Start of Information given

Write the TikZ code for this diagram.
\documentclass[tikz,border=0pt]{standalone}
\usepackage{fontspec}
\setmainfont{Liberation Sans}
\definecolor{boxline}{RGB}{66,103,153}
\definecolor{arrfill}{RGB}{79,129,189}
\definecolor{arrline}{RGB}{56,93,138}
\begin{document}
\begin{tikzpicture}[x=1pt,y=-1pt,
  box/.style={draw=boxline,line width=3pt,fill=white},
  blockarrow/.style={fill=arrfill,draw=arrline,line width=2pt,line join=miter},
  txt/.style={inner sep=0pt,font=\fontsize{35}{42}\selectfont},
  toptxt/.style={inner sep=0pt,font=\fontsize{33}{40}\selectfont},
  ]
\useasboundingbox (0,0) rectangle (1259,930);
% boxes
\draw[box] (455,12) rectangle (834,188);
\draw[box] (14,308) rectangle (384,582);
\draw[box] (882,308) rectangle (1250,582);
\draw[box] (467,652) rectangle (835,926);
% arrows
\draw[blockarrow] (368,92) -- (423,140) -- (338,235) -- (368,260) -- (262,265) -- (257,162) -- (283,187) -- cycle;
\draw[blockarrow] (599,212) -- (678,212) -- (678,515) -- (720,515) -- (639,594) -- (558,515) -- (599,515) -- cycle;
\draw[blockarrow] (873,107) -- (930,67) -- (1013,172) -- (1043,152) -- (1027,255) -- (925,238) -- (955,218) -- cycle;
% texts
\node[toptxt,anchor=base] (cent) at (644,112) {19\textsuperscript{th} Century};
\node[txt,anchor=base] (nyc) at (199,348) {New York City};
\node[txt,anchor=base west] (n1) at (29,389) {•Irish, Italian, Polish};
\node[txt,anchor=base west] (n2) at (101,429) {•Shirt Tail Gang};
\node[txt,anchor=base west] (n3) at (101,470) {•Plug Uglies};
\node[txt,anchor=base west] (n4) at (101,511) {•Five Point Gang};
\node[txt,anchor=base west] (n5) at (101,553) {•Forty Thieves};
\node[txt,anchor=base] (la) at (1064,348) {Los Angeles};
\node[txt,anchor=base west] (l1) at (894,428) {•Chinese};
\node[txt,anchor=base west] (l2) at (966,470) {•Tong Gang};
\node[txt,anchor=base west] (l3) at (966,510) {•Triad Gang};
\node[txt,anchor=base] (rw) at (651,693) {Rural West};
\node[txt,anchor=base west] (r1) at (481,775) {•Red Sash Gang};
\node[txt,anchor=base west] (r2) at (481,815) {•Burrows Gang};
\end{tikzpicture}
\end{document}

End of Information given
Start of Information given

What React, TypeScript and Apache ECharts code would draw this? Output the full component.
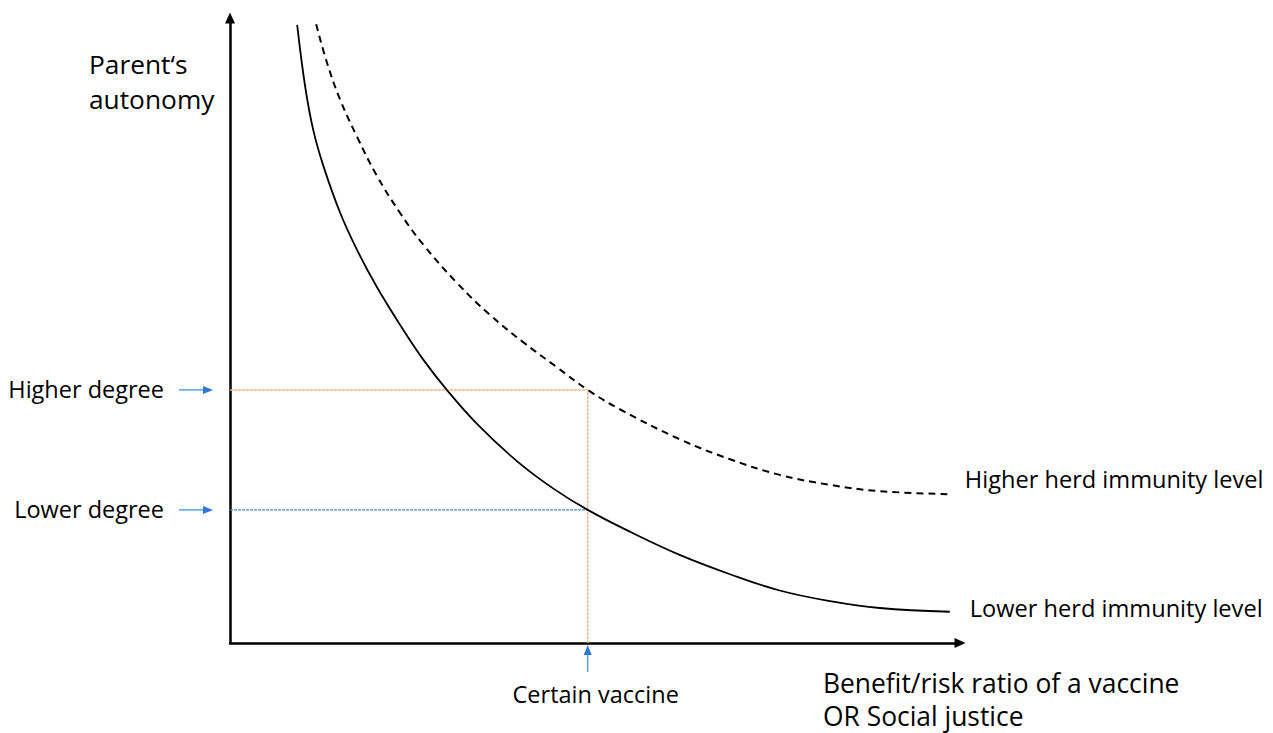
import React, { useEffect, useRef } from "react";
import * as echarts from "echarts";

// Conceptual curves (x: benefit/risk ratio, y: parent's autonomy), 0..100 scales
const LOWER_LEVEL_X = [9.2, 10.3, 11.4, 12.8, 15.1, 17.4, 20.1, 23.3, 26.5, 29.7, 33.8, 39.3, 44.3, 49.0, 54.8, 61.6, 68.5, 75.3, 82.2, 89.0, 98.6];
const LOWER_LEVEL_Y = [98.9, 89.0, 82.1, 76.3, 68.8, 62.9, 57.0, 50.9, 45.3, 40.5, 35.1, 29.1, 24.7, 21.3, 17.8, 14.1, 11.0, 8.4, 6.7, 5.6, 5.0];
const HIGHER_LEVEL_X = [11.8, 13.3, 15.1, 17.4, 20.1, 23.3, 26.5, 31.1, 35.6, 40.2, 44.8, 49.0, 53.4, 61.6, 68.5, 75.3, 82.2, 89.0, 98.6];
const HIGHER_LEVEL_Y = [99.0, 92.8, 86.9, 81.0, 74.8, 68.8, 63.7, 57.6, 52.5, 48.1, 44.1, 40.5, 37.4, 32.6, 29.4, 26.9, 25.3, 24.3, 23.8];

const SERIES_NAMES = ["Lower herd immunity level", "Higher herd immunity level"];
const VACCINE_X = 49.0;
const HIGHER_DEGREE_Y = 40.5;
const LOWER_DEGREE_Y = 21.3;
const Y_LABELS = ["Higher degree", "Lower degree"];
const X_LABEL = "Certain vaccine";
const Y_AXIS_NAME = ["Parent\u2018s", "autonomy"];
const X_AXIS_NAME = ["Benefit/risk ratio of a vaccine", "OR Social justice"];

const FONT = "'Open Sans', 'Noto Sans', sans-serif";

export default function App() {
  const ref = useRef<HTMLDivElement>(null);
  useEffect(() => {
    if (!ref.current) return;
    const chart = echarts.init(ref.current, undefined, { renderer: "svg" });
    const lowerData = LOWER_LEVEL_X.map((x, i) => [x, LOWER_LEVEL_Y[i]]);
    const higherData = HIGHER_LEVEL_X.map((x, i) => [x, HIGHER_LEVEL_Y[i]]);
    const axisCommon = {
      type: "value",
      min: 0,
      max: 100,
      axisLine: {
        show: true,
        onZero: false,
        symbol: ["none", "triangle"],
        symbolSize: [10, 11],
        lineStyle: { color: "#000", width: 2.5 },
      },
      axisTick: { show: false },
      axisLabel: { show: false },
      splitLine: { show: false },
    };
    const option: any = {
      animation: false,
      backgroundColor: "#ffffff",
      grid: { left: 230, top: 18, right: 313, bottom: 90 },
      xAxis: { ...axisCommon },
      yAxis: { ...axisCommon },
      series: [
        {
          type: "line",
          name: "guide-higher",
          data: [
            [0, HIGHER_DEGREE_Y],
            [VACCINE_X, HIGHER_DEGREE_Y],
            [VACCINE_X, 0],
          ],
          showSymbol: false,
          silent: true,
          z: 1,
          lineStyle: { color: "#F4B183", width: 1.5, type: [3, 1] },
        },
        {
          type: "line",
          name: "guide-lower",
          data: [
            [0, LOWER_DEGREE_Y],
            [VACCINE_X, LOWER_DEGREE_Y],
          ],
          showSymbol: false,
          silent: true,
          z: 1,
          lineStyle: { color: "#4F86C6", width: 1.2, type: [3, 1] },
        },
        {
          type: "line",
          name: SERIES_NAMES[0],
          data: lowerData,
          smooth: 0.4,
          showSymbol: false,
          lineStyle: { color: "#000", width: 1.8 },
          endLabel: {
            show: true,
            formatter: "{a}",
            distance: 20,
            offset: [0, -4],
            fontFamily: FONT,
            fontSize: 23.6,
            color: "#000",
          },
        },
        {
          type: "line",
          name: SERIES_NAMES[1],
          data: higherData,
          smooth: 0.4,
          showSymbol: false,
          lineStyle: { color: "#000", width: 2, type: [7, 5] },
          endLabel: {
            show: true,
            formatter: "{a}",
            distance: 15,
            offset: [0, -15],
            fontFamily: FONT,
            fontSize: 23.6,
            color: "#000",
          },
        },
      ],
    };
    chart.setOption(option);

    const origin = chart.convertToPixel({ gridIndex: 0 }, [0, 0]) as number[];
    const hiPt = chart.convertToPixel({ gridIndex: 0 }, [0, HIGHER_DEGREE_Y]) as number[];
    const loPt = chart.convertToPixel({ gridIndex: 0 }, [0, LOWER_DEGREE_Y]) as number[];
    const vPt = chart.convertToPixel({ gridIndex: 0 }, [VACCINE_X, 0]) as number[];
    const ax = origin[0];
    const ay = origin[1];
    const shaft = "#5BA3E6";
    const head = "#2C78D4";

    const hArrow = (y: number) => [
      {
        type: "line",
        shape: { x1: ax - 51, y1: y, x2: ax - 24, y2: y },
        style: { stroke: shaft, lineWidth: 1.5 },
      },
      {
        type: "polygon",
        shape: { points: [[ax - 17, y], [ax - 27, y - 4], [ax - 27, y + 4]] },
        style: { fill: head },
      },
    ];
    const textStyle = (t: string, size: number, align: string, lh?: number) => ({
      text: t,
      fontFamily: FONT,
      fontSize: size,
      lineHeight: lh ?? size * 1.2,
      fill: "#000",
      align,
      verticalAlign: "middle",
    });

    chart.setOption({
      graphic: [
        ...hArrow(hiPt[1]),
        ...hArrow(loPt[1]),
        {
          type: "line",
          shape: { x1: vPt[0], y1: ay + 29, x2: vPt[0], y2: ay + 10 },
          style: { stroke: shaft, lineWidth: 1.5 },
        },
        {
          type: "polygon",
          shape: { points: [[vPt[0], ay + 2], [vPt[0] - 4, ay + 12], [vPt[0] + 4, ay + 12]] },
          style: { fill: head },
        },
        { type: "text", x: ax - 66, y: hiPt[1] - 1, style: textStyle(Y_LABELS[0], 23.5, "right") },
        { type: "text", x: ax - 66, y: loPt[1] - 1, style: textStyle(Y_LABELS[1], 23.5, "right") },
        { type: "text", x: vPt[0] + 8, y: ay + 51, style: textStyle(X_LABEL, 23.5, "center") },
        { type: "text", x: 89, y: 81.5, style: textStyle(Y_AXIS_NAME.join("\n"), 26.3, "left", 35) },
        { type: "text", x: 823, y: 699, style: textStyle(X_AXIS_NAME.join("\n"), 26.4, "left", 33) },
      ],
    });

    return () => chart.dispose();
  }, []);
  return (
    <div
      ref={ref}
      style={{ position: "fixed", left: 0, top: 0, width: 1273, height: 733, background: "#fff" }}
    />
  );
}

End of Information given

> Exercise: Exactly the lines starting at the line containing "What React, TypeScript" and ending at the line containing "import * as" should be transcribed, both included; omit the pictures.

> Output for this exercise:
What React, TypeScript and Apache ECharts code would draw this? Output the full component.
import React, { useEffect, useRef } from "react";
import * as echarts from "echarts";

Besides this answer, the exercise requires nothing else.